> **Goal**
Write out only the lines from the start of the entries up to and including the line with "plt.rcParams['font.family'] = ['Liberation"; please skip the pictures.

> **Given records**
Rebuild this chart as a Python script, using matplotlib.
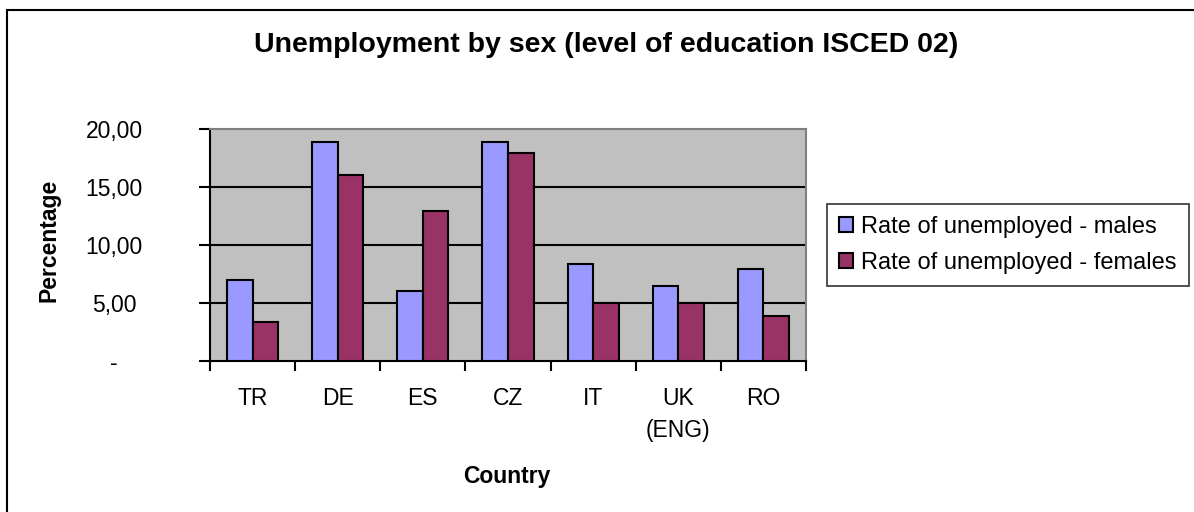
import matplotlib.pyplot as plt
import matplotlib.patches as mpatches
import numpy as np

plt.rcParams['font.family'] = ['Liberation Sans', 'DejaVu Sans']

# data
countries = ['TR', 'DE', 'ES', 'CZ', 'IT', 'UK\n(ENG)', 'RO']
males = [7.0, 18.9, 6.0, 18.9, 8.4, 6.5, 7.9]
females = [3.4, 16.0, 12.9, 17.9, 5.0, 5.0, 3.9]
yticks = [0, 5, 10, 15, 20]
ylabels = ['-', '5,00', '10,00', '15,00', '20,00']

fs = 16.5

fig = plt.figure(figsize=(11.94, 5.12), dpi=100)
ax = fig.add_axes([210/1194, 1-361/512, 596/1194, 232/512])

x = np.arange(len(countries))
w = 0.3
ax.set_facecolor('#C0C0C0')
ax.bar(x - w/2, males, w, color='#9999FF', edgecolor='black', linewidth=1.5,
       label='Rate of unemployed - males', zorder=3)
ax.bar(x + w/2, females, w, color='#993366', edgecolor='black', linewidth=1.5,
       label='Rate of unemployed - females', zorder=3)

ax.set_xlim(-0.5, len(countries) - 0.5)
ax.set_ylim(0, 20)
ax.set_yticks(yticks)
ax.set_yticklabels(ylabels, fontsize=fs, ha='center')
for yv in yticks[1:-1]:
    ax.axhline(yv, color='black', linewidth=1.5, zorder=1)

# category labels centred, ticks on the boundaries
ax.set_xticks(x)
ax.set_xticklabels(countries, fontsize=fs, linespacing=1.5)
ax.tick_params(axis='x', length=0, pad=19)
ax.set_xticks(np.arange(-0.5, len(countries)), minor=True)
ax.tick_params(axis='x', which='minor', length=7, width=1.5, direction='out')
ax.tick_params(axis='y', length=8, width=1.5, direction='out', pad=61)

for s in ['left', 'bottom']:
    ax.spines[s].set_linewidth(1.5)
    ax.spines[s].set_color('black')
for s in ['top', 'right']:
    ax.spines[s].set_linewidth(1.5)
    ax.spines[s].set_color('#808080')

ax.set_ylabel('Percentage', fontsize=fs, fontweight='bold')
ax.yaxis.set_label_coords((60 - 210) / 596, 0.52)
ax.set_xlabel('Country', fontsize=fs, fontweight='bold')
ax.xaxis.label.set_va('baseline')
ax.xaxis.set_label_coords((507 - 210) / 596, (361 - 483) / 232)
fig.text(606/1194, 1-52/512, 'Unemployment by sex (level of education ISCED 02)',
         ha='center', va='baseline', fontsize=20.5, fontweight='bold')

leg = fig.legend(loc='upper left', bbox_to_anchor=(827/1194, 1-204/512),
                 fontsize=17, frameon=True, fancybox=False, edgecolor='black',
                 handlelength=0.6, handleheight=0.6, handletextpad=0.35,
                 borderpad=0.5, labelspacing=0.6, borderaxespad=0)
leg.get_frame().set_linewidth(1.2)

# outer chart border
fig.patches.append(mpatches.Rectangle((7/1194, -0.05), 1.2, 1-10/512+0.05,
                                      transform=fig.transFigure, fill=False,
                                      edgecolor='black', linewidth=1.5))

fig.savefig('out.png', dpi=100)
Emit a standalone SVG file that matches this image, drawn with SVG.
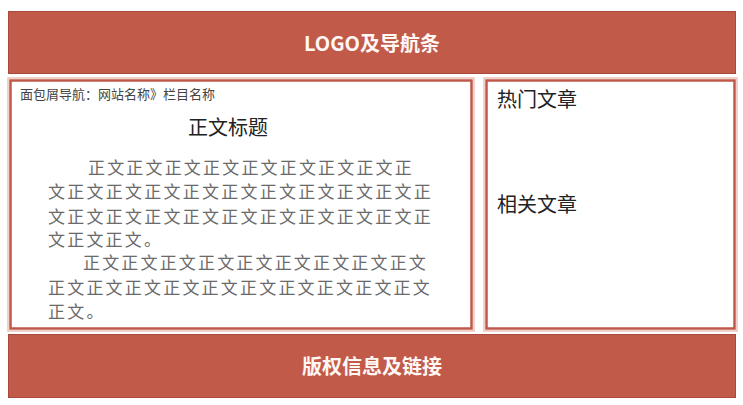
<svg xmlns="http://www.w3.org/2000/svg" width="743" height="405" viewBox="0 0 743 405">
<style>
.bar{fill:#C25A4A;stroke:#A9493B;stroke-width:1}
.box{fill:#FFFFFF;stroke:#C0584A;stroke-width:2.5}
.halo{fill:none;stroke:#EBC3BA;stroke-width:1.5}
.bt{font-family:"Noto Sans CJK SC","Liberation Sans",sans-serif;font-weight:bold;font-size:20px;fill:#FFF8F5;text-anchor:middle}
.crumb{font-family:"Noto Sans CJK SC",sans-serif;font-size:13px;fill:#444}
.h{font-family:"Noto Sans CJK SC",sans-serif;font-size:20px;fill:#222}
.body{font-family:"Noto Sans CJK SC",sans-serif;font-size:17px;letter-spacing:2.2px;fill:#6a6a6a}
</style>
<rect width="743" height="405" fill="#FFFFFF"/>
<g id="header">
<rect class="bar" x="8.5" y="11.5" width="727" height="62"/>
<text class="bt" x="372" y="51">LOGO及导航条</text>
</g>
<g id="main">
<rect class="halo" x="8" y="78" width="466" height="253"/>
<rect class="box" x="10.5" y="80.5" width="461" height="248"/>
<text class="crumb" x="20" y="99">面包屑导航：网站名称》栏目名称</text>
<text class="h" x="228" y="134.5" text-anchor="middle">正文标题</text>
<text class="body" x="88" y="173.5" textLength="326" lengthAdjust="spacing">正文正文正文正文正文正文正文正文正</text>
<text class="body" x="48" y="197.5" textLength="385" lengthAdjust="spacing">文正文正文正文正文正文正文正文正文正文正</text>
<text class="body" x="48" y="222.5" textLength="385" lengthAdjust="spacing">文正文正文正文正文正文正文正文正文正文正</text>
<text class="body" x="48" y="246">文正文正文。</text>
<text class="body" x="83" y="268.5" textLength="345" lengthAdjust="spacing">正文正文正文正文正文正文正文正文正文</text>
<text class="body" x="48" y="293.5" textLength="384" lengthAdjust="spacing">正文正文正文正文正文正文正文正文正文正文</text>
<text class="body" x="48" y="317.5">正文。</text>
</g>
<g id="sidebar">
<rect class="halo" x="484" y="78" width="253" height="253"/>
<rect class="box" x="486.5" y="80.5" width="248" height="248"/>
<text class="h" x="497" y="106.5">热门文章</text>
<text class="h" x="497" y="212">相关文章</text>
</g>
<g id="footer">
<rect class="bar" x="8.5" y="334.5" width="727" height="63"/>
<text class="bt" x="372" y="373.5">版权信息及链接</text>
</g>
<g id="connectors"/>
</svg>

> **Final result**
Rebuild this chart as a Python script, using matplotlib.
import matplotlib.pyplot as plt
import matplotlib.patches as mpatches
import numpy as np

plt.rcParams['font.family'] = ['Liberation Sans', 'DejaVu Sans']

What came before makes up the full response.